All of these enforcement outcomes exist only because hoop.dev is the gateway that sees the traffic. The authentication step, OIDC token verification, group membership lookup, still decides who may start a request, but it does not enforce the fine‑grained controls. Those controls are enforced by hoop.dev as the sole point of inspection.

Comparing the two approaches

When you rely on audit logs alone, you get a static snapshot that is useful for compliance reporting but insufficient for real‑time risk mitigation. An AI agent can exfiltrate data, create new resources, or pivot laterally before anyone notices a log entry. The logs do not provide a replayable timeline, nor can they prevent the operation from happening.

When you place hoop.dev in front of the Kubernetes API, every request is subject to policy before it is executed. session recording gives you a video‑like trace that can be reviewed instantly. Inline masking stops the agent from seeing secrets even if it manages to query them. Command blocking and JIT approvals act as a proactive shield, turning a potential breach into a denied request.

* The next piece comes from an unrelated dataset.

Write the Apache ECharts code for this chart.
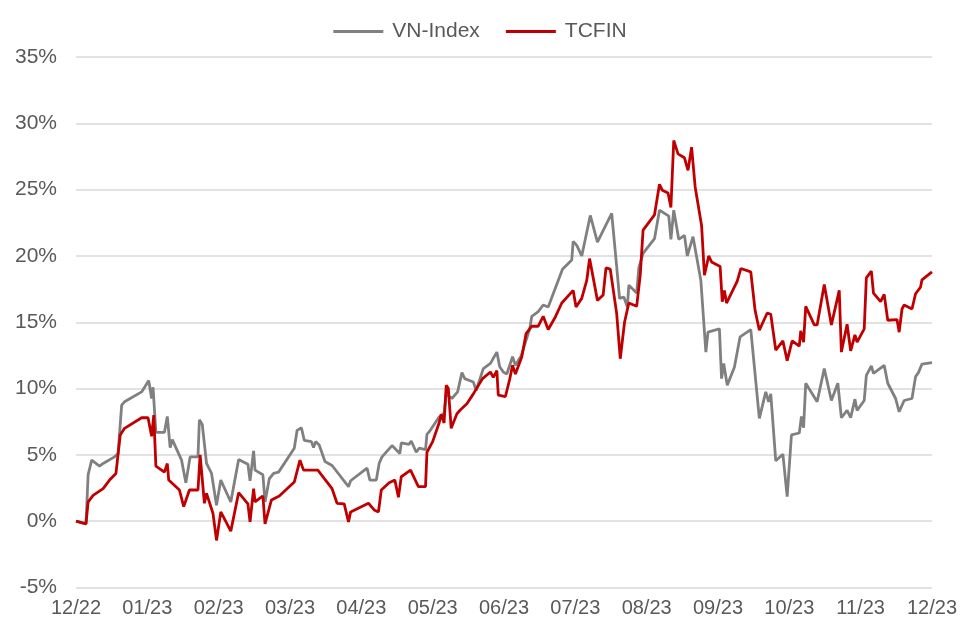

In short, audit logs are a post‑mortem tool; session recording combined with a gateway is a preventive and detective control that operates at the moment of access.

Getting started

To try this model, follow the open‑source getting‑started guide, which walks you through deploying the gateway, configuring OIDC authentication, and registering a Kubernetes cluster as a connection. The documentation also explains how to define policies for command blocking, approval workflows, and session storage.

For deeper insight into policy language, masking rules, and audit‑log integration, explore the learning hub.

FAQ

Does session recording replace audit logs? No. Audit logs remain valuable for compliance and high‑level monitoring. session recording complements them by providing a fine‑grained, replayable view of each interaction.

Can I use the gateway with existing CI pipelines? Yes. The gateway works with standard kubectl, helm, and other clients. You only need to point your pipeline to the gateway endpoint and let it handle authentication.

Is the recorded data protected? Access to recordings is governed by the same identity‑aware policies that protect the gateway, ensuring only authorized personnel can view them.